Problem description ▸
Restate each line word for word. Leave out every picture.

Supplied data ▸
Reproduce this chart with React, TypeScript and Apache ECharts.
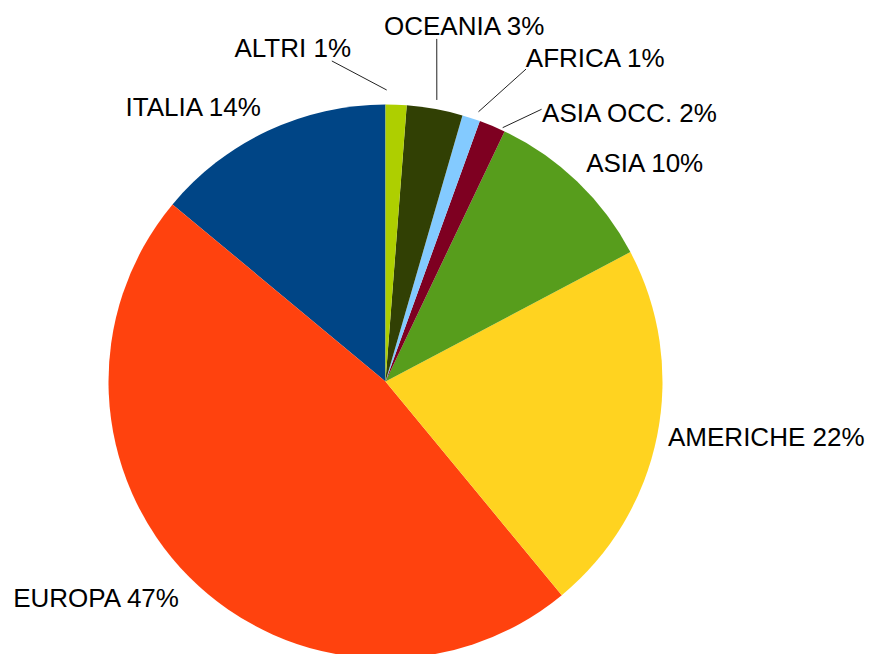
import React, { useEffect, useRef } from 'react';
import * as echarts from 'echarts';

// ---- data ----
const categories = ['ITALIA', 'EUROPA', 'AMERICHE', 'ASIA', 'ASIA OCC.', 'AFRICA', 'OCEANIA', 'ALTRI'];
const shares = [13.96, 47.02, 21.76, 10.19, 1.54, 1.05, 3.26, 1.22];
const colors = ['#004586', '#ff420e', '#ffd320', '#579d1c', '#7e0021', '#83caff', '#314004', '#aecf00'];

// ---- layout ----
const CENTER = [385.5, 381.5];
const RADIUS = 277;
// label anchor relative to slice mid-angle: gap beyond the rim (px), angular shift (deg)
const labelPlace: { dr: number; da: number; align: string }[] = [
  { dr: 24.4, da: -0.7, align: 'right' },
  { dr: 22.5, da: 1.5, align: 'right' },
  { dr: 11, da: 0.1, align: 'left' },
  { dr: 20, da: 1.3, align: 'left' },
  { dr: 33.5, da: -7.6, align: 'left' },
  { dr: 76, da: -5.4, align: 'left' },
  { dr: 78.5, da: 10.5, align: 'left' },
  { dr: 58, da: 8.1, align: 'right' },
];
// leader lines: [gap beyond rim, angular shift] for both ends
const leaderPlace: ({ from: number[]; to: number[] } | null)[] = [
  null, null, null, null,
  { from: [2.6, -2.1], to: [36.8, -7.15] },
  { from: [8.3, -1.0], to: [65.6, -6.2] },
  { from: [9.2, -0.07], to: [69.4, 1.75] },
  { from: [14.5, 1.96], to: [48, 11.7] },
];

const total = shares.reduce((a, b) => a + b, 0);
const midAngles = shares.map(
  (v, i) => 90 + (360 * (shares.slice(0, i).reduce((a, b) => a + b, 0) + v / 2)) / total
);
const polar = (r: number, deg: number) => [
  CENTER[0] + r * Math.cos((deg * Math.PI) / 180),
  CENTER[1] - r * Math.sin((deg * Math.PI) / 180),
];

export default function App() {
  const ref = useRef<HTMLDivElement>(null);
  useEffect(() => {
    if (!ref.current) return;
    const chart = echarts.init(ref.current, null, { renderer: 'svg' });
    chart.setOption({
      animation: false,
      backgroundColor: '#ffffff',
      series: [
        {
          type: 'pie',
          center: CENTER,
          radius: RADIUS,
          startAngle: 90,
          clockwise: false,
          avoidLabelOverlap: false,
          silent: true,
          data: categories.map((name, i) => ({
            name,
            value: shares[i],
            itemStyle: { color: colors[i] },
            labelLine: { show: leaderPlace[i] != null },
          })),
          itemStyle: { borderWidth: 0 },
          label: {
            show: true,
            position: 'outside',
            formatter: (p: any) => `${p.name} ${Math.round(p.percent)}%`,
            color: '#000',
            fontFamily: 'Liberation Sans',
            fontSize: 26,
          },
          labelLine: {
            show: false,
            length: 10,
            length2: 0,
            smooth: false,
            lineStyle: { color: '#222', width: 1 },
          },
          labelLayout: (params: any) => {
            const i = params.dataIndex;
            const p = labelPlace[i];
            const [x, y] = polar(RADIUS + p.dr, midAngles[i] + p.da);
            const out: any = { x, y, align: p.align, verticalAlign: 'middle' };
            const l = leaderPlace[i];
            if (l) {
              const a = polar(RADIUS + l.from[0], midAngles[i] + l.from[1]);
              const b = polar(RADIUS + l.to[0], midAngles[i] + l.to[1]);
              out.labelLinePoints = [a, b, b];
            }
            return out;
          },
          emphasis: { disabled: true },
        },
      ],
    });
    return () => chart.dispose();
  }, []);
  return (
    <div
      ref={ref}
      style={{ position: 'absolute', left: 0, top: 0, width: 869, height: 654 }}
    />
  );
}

Solution to this exercise ▸
Reproduce this chart with React, TypeScript and Apache ECharts.
import React, { useEffect, useRef } from 'react';
import * as echarts from 'echarts';

// ---- data ----
const categories = ['ITALIA', 'EUROPA', 'AMERICHE', 'ASIA', 'ASIA OCC.', 'AFRICA', 'OCEANIA', 'ALTRI'];
const shares = [13.96, 47.02, 21.76, 10.19, 1.54, 1.05, 3.26, 1.22];
const colors = ['#004586', '#ff420e', '#ffd320', '#579d1c', '#7e0021', '#83caff', '#314004', '#aecf00'];

// ---- layout ----
const CENTER = [385.5, 381.5];
const RADIUS = 277;
// label anchor relative to slice mid-angle: gap beyond the rim (px), angular shift (deg)
const labelPlace: { dr: number; da: number; align: string }[] = [
  { dr: 24.4, da: -0.7, align: 'right' },
  { dr: 22.5, da: 1.5, align: 'right' },
  { dr: 11, da: 0.1, align: 'left' },
  { dr: 20, da: 1.3, align: 'left' },
  { dr: 33.5, da: -7.6, align: 'left' },
  { dr: 76, da: -5.4, align: 'left' },
  { dr: 78.5, da: 10.5, align: 'left' },
  { dr: 58, da: 8.1, align: 'right' },
];
// leader lines: [gap beyond rim, angular shift] for both ends
const leaderPlace: ({ from: number[]; to: number[] } | null)[] = [
  null, null, null, null,
  { from: [2.6, -2.1], to: [36.8, -7.15] },
  { from: [8.3, -1.0], to: [65.6, -6.2] },
  { from: [9.2, -0.07], to: [69.4, 1.75] },
  { from: [14.5, 1.96], to: [48, 11.7] },
];

const total = shares.reduce((a, b) => a + b, 0);
const midAngles = shares.map(
  (v, i) => 90 + (360 * (shares.slice(0, i).reduce((a, b) => a + b, 0) + v / 2)) / total
);
const polar = (r: number, deg: number) => [
  CENTER[0] + r * Math.cos((deg * Math.PI) / 180),
  CENTER[1] - r * Math.sin((deg * Math.PI) / 180),
];

export default function App() {
  const ref = useRef<HTMLDivElement>(null);
  useEffect(() => {
    if (!ref.current) return;
    const chart = echarts.init(ref.current, null, { renderer: 'svg' });
    chart.setOption({
      animation: false,
      backgroundColor: '#ffffff',
      series: [
        {
          type: 'pie',
          center: CENTER,
          radius: RADIUS,
          startAngle: 90,
          clockwise: false,
          avoidLabelOverlap: false,
          silent: true,
          data: categories.map((name, i) => ({
            name,
            value: shares[i],
            itemStyle: { color: colors[i] },
            labelLine: { show: leaderPlace[i] != null },
          })),
          itemStyle: { borderWidth: 0 },
          label: {
            show: true,
            position: 'outside',
            formatter: (p: any) => `${p.name} ${Math.round(p.percent)}%`,
            color: '#000',
            fontFamily: 'Liberation Sans',
            fontSize: 26,
          },
          labelLine: {
            show: false,
            length: 10,
            length2: 0,
            smooth: false,
            lineStyle: { color: '#222', width: 1 },
          },
          labelLayout: (params: any) => {
            const i = params.dataIndex;
            const p = labelPlace[i];
            const [x, y] = polar(RADIUS + p.dr, midAngles[i] + p.da);
            const out: any = { x, y, align: p.align, verticalAlign: 'middle' };
            const l = leaderPlace[i];
            if (l) {
              const a = polar(RADIUS + l.from[0], midAngles[i] + l.from[1]);
              const b = polar(RADIUS + l.to[0], midAngles[i] + l.to[1]);
              out.labelLinePoints = [a, b, b];
            }
            return out;
          },
          emphasis: { disabled: true },
        },
      ],
    });
    return () => chart.dispose();
  }, []);
  return (
    <div
      ref={ref}
      style={{ position: 'absolute', left: 0, top: 0, width: 869, height: 654 }}
    />
  );
}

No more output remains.